Mortgage payments are set to increase by around £3,000 a year for approximately four million homeowners next year, the Bank of England has warned.
In its Financial Stability Report, published yesterday, the Bank said economic conditions had deteriorated and the risk of households defaulting on debt has increased.
People with a fixed-rate loans due to expire by the end of 2023 are facing average repayment hikes of around £250 a month as they are forced to move onto a higher interest rate.
This would mean that mortgage costs surge by £3,000 a year for many families who are already seeing their finances stretched to breaking point during the cost of living crisis.
The new estimate is based on market lenders’ interest rates at the end of November. The Bank’s base rate is currently set at 3%, but is set to increase again tomorrow – possibly to 3.5%.
The BoE predicted that 2.4% of households would find themselves with mortgage payments that they would find hard to afford.
“The risk that indebted households will default on loans, or sharply reduce their spending, has increased,” the report said.
Responding to the latest summary and report from the Financial Policy Committee, Nathan Emerson, chief executive of Propertymark, commented: “The announcement from the Financial Policy Committee paints a brighter picture than first imagined. Despite mortgage, energy and other costs rising, it is reported that households are in a better financial position than predicted when compared to the global recession in 1990 and the financial crisis in 2007/8.”

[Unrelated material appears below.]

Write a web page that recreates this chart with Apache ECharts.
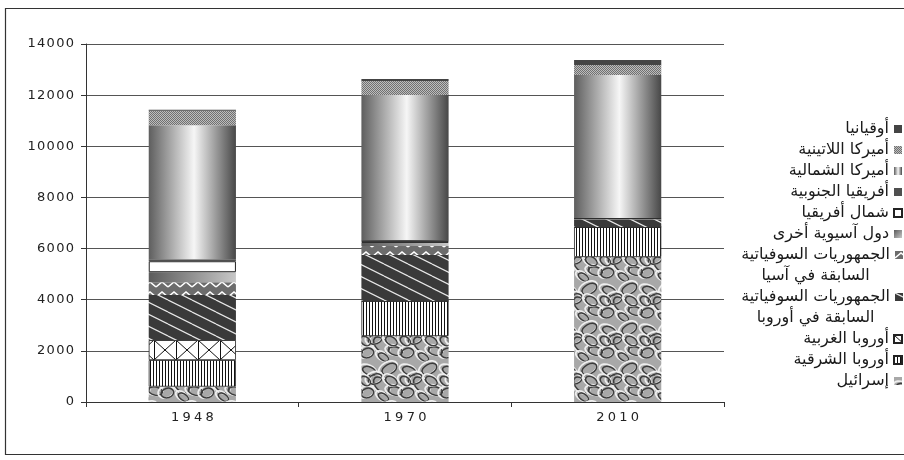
<!DOCTYPE html>
<html><head><meta charset="utf-8">
<script src="https://cdn.jsdelivr.net/npm/echarts@6/dist/echarts.min.js"></script>
<style>html,body{margin:0;padding:0;background:#fff}#c{width:904px;height:460px}</style>
</head><body><div id="c"></div>
<script>
// ---- data (thousands) ----
const categories = ['1948', '1970', '2010'];
const yTicks = [0, 2000, 4000, 6000, 8000, 10000, 12000, 14000];
const israel        = [600, 2580, 5670];
const easternEurope = [1040, 1370, 1170];
const westernEurope = [785, 0, 0];
const fsuEurope     = [1760, 1800, 300];
const fsuAsia       = [500, 350, 20];
const otherAsia     = [390, 120, 15];
const northAfrica   = [430, 80, 10];
const southAfrica   = [80, 35, 10];
const northAmerica  = [5240, 5670, 5595];
const latinAmerica  = [560, 550, 390];
const oceania       = [40, 75, 190];

const N_ISR = 'إسرائيل';
const N_EE = 'أوروبا الشرقية';
const N_WE = 'أوروبا الغربية';
const N_FSUE = 'الجمهوريات السوفياتية السابقة في أوروبا';
const N_FSUA = 'الجمهوريات السوفياتية السابقة في آسيا';
const N_OA = 'دول آسيوية أخرى';
const N_NAF = 'شمال أفريقيا';
const N_SAF = 'أفريقيا الجنوبية';
const N_NAM = 'أميركا الشمالية';
const N_LAM = 'أميركا اللاتينية';
const N_OC = 'أوقيانيا';

// ---- textures ----
function tile(w, h, draw) { const c = document.createElement('canvas'); c.width = w; c.height = h; const g = c.getContext('2d'); draw(g, w, h); return c; }
const texIsrael = tile(40, 40, (g, w, h) => {
  g.fillStyle = '#a8a8a8'; g.fillRect(0, 0, w, h);
  const loops = [[8,10,9,5,0.4],[28,8,10,6,-0.5],[20,24,12,7,0.8],[6,32,8,6,-0.3],[34,30,9,5,0.2],[14,18,6,9,1.2],[30,20,5,8,-1.0],[22,36,7,4,0.6],[4,20,5,7,-0.9]];
  for (let dx = -w; dx <= w; dx += w) for (let dy = -h; dy <= h; dy += h) {
    loops.forEach((l) => {
      g.beginPath(); g.ellipse(l[0] + dx, l[1] + dy, l[2], l[3], l[4], 0, Math.PI * 2);
      g.lineWidth = 1.8; g.strokeStyle = '#eeeeee'; g.stroke();
      g.beginPath(); g.ellipse(l[0] + dx + 1.4, l[1] + dy + 1, l[2] * 0.8, l[3] * 0.8, l[4], 0, Math.PI * 2);
      g.lineWidth = 1.5; g.strokeStyle = '#3c3c3c'; g.stroke();
    });
  }
});
const texVert = tile(3, 4, (g) => { g.fillStyle = '#fff'; g.fillRect(0, 0, 3, 4); g.fillStyle = '#111'; g.fillRect(0, 0, 1, 4); });
const texCross = tile(22, 20, (g, w, h) => {
  g.fillStyle = '#fff'; g.fillRect(0, 0, w, h); g.strokeStyle = '#111'; g.lineWidth = 1;
  g.strokeRect(0.5, 0.5, w, h);
  g.beginPath(); g.moveTo(0, 0); g.lineTo(w, h); g.moveTo(w, 0); g.lineTo(0, h); g.stroke();
});
const texFsuE = tile(24, 12, (g, w, h) => {
  g.fillStyle = '#3a3a3a'; g.fillRect(0, 0, w, h); g.strokeStyle = '#e8e8e8'; g.lineWidth = 1.2;
  for (let k = -1; k <= 1; k++) { g.beginPath(); g.moveTo(0, k * h); g.lineTo(w, h + k * h); g.stroke(); }
});
const texFsuA = tile(12, 10, (g, w, h) => {
  g.fillStyle = '#6c6c6c'; g.fillRect(0, 0, w, h); g.strokeStyle = '#fff'; g.lineWidth = 1.6;
  g.beginPath(); g.moveTo(0, 7); g.lineTo(6, 2); g.lineTo(12, 7); g.stroke();
});
const texDots = tile(2, 2, (g) => { g.fillStyle = '#bdbdbd'; g.fillRect(0, 0, 2, 2); g.fillStyle = '#707070'; g.fillRect(0, 0, 1, 1); g.fillRect(1, 1, 1, 1); });
const pat = (c) => ({ image: c, repeat: 'repeat' });

const styles = {};
styles[N_ISR]  = { color: pat(texIsrael) };
styles[N_EE]   = { color: pat(texVert), borderColor: '#222', borderWidth: 0.8 };
styles[N_WE]   = { color: pat(texCross), borderColor: '#222', borderWidth: 0.8 };
styles[N_FSUE] = { color: pat(texFsuE) };
styles[N_FSUA] = { color: pat(texFsuA) };
styles[N_OA]   = { color: { type: 'linear', x: 0, y: 0, x2: 1, y2: 1, colorStops: [{ offset: 0, color: '#5a5a5a' }, { offset: 1, color: '#c8c8c8' }] } };
styles[N_NAF]  = { color: '#ffffff', borderColor: '#222', borderWidth: 1 };
styles[N_SAF]  = { color: '#4f4f4f' };
styles[N_NAM]  = { color: { type: 'linear', x: 0, y: 0, x2: 1, y2: 0, colorStops: [{ offset: 0, color: '#5e5e5e' }, { offset: 0.52, color: '#f6f6f6' }, { offset: 1, color: '#474747' }] } };
styles[N_LAM]  = { color: pat(texDots) };
styles[N_OC]   = { color: '#444444' };

const stackOrder = [
  [N_ISR, israel], [N_EE, easternEurope], [N_WE, westernEurope], [N_FSUE, fsuEurope], [N_FSUA, fsuAsia],
  [N_OA, otherAsia], [N_NAF, northAfrica], [N_SAF, southAfrica], [N_NAM, northAmerica], [N_LAM, latinAmerica], [N_OC, oceania]
];

const series = stackOrder.map(([name, data]) => ({
  name, type: 'bar', stack: 'total', barWidth: '41%', data,
  itemStyle: Object.assign({ borderWidth: 0 }, styles[name])
}));

const FONT_AR = "'DejaVu Sans', sans-serif";
const FS = 16;
const LH = 21;
function legendBase(extra) {
  return Object.assign({
    orient: 'vertical', right: 1, align: 'right', padding: 0, itemGap: 0,
    itemWidth: 8, itemHeight: 8, icon: 'rect', selectedMode: false,
    textStyle: { fontFamily: FONT_AR, fontSize: FS, color: '#1a1a1a', lineHeight: LH,
      rich: { c: { fontFamily: FONT_AR, fontSize: FS, color: '#1a1a1a', lineHeight: LH, align: 'center' },
              e: { fontFamily: FONT_AR, fontSize: FS, lineHeight: LH } } },
    formatter: function (n) {
      if (n === N_FSUA) return '{e| }\n{c|الجمهوريات السوفياتية}\n{c|السابقة في آسيا}';
      if (n === N_FSUE) return '{e| }\n{c|الجمهوريات السوفياتية}\n{c|السابقة في أوروبا}';
      return n;
    }
  }, extra);
}
const R0 = 129; // centre of first legend row
const legends = [
  legendBase({ top: R0 - LH / 2, data: [N_OC, N_LAM, N_NAM, N_SAF, N_NAF, N_OA] }),
  legendBase({ top: R0 + 6 * LH - 1.5 * LH, data: [N_FSUA] }),
  legendBase({ top: R0 + 8 * LH - 1.5 * LH, data: [N_FSUE] }),
  legendBase({ top: R0 + 10 * LH - LH / 2, data: [N_WE, N_EE, N_ISR] })
];

const chart = echarts.init(document.getElementById('c'), null, { renderer: 'canvas' });
chart.setOption({
  animation: false,
  backgroundColor: '#fff',
  grid: { left: 86, right: 180, top: 44, bottom: 58, containLabel: false },
  xAxis: {
    type: 'category', data: categories,
    axisLine: { show: true, lineStyle: { color: '#333', width: 1 } },
    axisTick: { show: true, length: 5, lineStyle: { color: '#333' } },
    axisLabel: { color: '#222', fontFamily: "'DejaVu Sans', sans-serif", fontSize: 13, margin: 9,
      formatter: v => v.split('').join('\u2005') }
  },
  yAxis: {
    type: 'value', min: yTicks[0], max: yTicks[yTicks.length - 1], interval: 2000,
    axisLine: { show: true, lineStyle: { color: '#333', width: 1 } },
    axisTick: { show: true, length: 5, lineStyle: { color: '#333' } },
    splitLine: { show: true, lineStyle: { color: '#555', width: 1 } },
    axisLabel: { color: '#222', fontFamily: "'DejaVu Sans', sans-serif", fontSize: 13, margin: 12,
      formatter: v => String(v).split('').join('\u200A') }
  },
  legend: legends,
  graphic: [{ type: 'rect', silent: true, shape: { x: 5.5, y: 8.5, width: 910, height: 446 },
    style: { fill: 'none', stroke: '#333', lineWidth: 1.2 } }],
  series
});
</script></body></html>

The Bank said average mortgage rate rises in 2023 would mean the typical household would see payments rising from £750 to £1,000 – equating to around 17% of average pre-tax incomes. Over six million households will see mortgage payment hikes by the end of 2025.
But Emerson said that agents are reporting that mortgage rates and offers are starting to improve.
He added: “With a rebalance being seen within the market in terms of house prices and competition for homes, people are keeping a close eye on trends and continuing to move more sensibly compared to previously seen.”
Might I request some journalistic integrity?
The headline reads: “Mortgage payments set to rise by £3,000 a year”
The first line of the article reads: “Mortgage payments are set to increase by up to £3,000″
There is a massive difference in the meaning of those two statements.
The rest of the article is not really any better.
The problem is that most people find percentages hard to deal with so there is a habit of trying to turn them into real numbers.
At 1.25% a £250k mortgage will cost about £970 per calendar month over 25 years. It was common before the current financial crisis to be able to agree a mortgage at 1.25%. Those deals have disappeared entirely.
At 2.50% the same mortgage will cost about £1,122 per month or an increase of £152 per month.
At 3.50% it costs £1,252 per month or an increase of £282 per month.
The figures above are calculated at the BoE base rate. As far as I can tell, current mortgage deals are running at about 1.5% – 2.0% above the base rate
So, at say 5.0%, the monthly payment increases to £1,315, or £345 extra per month or £4,140 which is 38% higher than that quoted in the article.
Where I am, a £250k mortgage buys you a 2 bedroom flat. A modest starter home will cost at least £325,000 and a proper semi-detached family home starts at perhaps £400,000.
Running the calculation on a mortgage of say £350,000 going from a 2 year fixed rate of 1.25% to a new fixed rate of 5.0% increases the monthly payment by £640 or an annual figure of just under £7,700.
Then we have lending criteria to consider…
A mortgage of £350,000 was easily possible to achieve on two salaries totalling about £78,000 assuming a 4.5 times earnings ratio.
This earnings ratio has also vanished. So what happens now? Well, they wont be able to remortgage unless these people get significant pay rises they will be stuck on a variable rate.
A quick search shows that this is likely to be at 6% or above and require an LTV of no more than 75%.
At 6% the monthly increase is £830 or just under £10,000 yearly.
The government with the assistance of the Bank of England has been printing money since 2012 in the form of Quantitive Easing. Most of that extra money has ended up either in offshore bank accounts or in the hands of corporations.
This extra money has been one of the root causes of our current inflation.
It is now time to pay for all of that supposedly free money.
And guess what – it’s not going to be the “offshore rich” or the corporations who will be footing the bill.